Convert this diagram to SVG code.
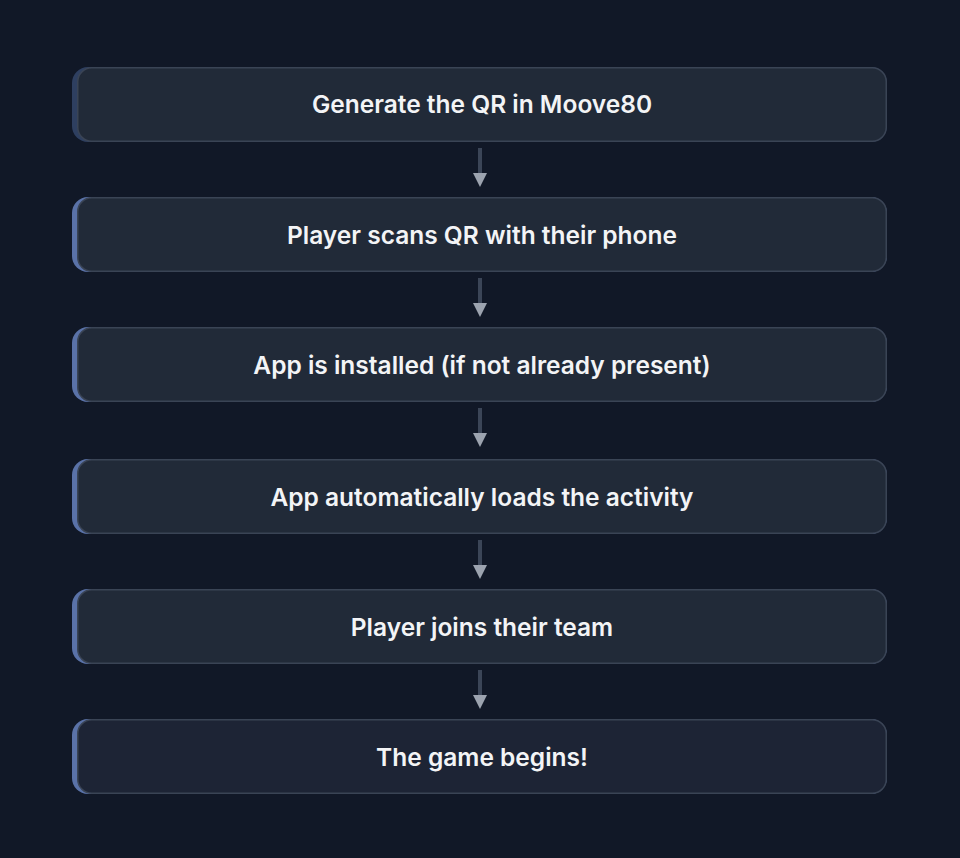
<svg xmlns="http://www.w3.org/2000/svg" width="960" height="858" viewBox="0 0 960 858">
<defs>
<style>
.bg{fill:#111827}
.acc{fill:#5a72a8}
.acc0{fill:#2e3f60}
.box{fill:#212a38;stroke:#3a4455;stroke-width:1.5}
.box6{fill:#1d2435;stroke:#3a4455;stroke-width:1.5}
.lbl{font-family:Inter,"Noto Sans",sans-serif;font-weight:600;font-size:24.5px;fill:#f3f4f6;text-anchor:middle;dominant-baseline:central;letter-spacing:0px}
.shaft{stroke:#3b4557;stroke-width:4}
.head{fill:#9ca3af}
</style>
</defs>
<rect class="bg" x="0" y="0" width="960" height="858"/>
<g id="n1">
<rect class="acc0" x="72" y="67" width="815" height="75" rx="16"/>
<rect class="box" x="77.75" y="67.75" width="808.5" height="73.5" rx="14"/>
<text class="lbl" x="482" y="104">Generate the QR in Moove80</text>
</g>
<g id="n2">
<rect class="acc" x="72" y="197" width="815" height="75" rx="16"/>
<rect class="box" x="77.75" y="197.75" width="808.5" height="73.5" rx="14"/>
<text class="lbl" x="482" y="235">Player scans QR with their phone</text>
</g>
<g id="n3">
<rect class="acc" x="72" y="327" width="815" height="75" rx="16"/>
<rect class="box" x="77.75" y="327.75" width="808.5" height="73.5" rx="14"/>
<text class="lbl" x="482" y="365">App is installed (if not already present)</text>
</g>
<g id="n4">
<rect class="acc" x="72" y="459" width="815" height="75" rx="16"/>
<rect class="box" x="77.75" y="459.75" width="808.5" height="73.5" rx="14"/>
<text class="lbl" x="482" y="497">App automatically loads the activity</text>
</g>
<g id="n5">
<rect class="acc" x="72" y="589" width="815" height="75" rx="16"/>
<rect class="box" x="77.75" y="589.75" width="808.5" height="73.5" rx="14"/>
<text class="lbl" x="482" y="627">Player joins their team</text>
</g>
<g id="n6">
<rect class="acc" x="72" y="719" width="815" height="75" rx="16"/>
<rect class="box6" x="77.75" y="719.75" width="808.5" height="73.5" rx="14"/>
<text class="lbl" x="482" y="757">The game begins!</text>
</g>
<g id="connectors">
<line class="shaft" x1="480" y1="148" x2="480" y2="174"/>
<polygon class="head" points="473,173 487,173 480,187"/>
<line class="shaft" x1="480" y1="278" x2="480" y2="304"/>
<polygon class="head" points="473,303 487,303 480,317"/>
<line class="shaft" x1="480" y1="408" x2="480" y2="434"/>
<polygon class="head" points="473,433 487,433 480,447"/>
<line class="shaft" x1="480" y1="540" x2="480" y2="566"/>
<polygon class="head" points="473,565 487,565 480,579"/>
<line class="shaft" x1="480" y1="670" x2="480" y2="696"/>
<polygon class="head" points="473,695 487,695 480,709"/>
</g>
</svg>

-=-=-=-=-

__Given exercise__: Make an exact copy of the data, leaving its pictures out.

__Solution__:
Convert this diagram to SVG code.
<svg xmlns="http://www.w3.org/2000/svg" width="960" height="858" viewBox="0 0 960 858">
<defs>
<style>
.bg{fill:#111827}
.acc{fill:#5a72a8}
.acc0{fill:#2e3f60}
.box{fill:#212a38;stroke:#3a4455;stroke-width:1.5}
.box6{fill:#1d2435;stroke:#3a4455;stroke-width:1.5}
.lbl{font-family:Inter,"Noto Sans",sans-serif;font-weight:600;font-size:24.5px;fill:#f3f4f6;text-anchor:middle;dominant-baseline:central;letter-spacing:0px}
.shaft{stroke:#3b4557;stroke-width:4}
.head{fill:#9ca3af}
</style>
</defs>
<rect class="bg" x="0" y="0" width="960" height="858"/>
<g id="n1">
<rect class="acc0" x="72" y="67" width="815" height="75" rx="16"/>
<rect class="box" x="77.75" y="67.75" width="808.5" height="73.5" rx="14"/>
<text class="lbl" x="482" y="104">Generate the QR in Moove80</text>
</g>
<g id="n2">
<rect class="acc" x="72" y="197" width="815" height="75" rx="16"/>
<rect class="box" x="77.75" y="197.75" width="808.5" height="73.5" rx="14"/>
<text class="lbl" x="482" y="235">Player scans QR with their phone</text>
</g>
<g id="n3">
<rect class="acc" x="72" y="327" width="815" height="75" rx="16"/>
<rect class="box" x="77.75" y="327.75" width="808.5" height="73.5" rx="14"/>
<text class="lbl" x="482" y="365">App is installed (if not already present)</text>
</g>
<g id="n4">
<rect class="acc" x="72" y="459" width="815" height="75" rx="16"/>
<rect class="box" x="77.75" y="459.75" width="808.5" height="73.5" rx="14"/>
<text class="lbl" x="482" y="497">App automatically loads the activity</text>
</g>
<g id="n5">
<rect class="acc" x="72" y="589" width="815" height="75" rx="16"/>
<rect class="box" x="77.75" y="589.75" width="808.5" height="73.5" rx="14"/>
<text class="lbl" x="482" y="627">Player joins their team</text>
</g>
<g id="n6">
<rect class="acc" x="72" y="719" width="815" height="75" rx="16"/>
<rect class="box6" x="77.75" y="719.75" width="808.5" height="73.5" rx="14"/>
<text class="lbl" x="482" y="757">The game begins!</text>
</g>
<g id="connectors">
<line class="shaft" x1="480" y1="148" x2="480" y2="174"/>
<polygon class="head" points="473,173 487,173 480,187"/>
<line class="shaft" x1="480" y1="278" x2="480" y2="304"/>
<polygon class="head" points="473,303 487,303 480,317"/>
<line class="shaft" x1="480" y1="408" x2="480" y2="434"/>
<polygon class="head" points="473,433 487,433 480,447"/>
<line class="shaft" x1="480" y1="540" x2="480" y2="566"/>
<polygon class="head" points="473,565 487,565 480,579"/>
<line class="shaft" x1="480" y1="670" x2="480" y2="696"/>
<polygon class="head" points="473,695 487,695 480,709"/>
</g>
</svg>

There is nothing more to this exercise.